Just Choose Love
A leadership movement examining how the way we relate to people, power, and the planet determines the future of business and society.
A Different Way to Lead
At Just Choose Love, love isn’t just an idea — it’s a way of leading and living.
Our work explores what it looks like to apply love in our organizations and in our own lives. Not as sentiment, but as a disciplined way of relating. It shows up in how we make decisions, how we hold power, how we define success, and how we care for what’s been entrusted to us.
The Real Challenge
Many of the challenges we’re facing aren’t only strategic — they’re relational.

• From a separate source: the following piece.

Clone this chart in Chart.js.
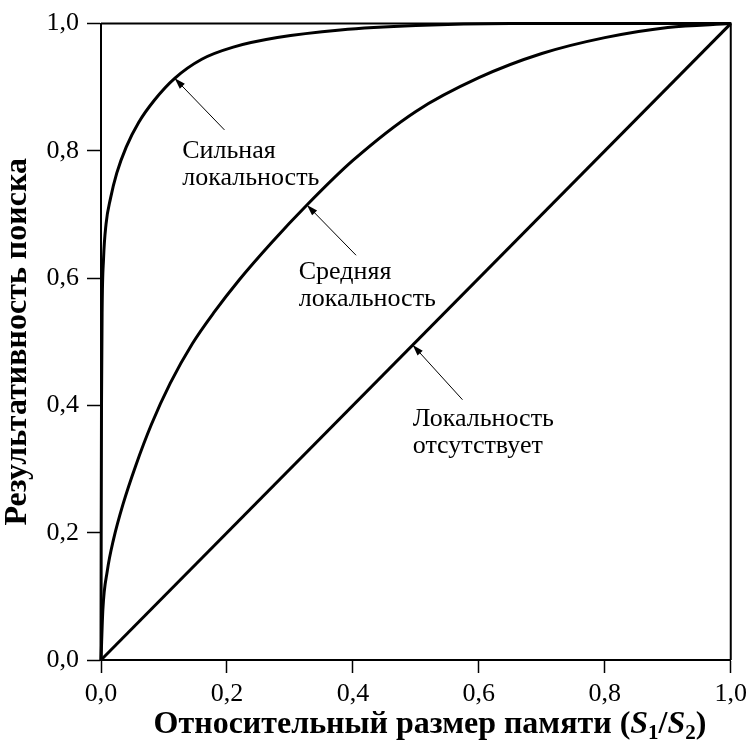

They come from how we see one another, what we believe people are worth, and how we show up when it matters most.
Love, in this context, asks more of us. It calls for honesty, responsibility, and humility. It asks us to look at the systems we’re part of — and the ones we’re shaping — and take ownership of their impact.
Our Work
Just Choose Love is a space for that kind of work. A movement for people willing to look not just at what they’re building, but how they’re building it — and who they’re becoming in the process.
The Love Summit
Our gathering, The Love Summit, brings together people across sectors to explore love as a lived practice. Together, we ask:
What does it really mean to hold power with care?
How do we lead without losing our humanity — or each other?
Where might we be contributing to harm, even unintentionally?
What would it look like to build from a place of wholeness instead of extraction?
A Different Set of Questions
This isn’t about quick answers — it’s about alignment.
What if love was something we practiced, not just something we felt?
What if it shaped how we lead, how we relate, how we build?
What changes when we take responsibility for the impact of our choices?
An Invitation
This work is both personal and collective. It asks us to slow down, tell the truth, and lead with care.
Wherever you are — in your work, your relationships, your community — this is something you can practice. It starts with how we show up, how we treat people, and the choices we make every day.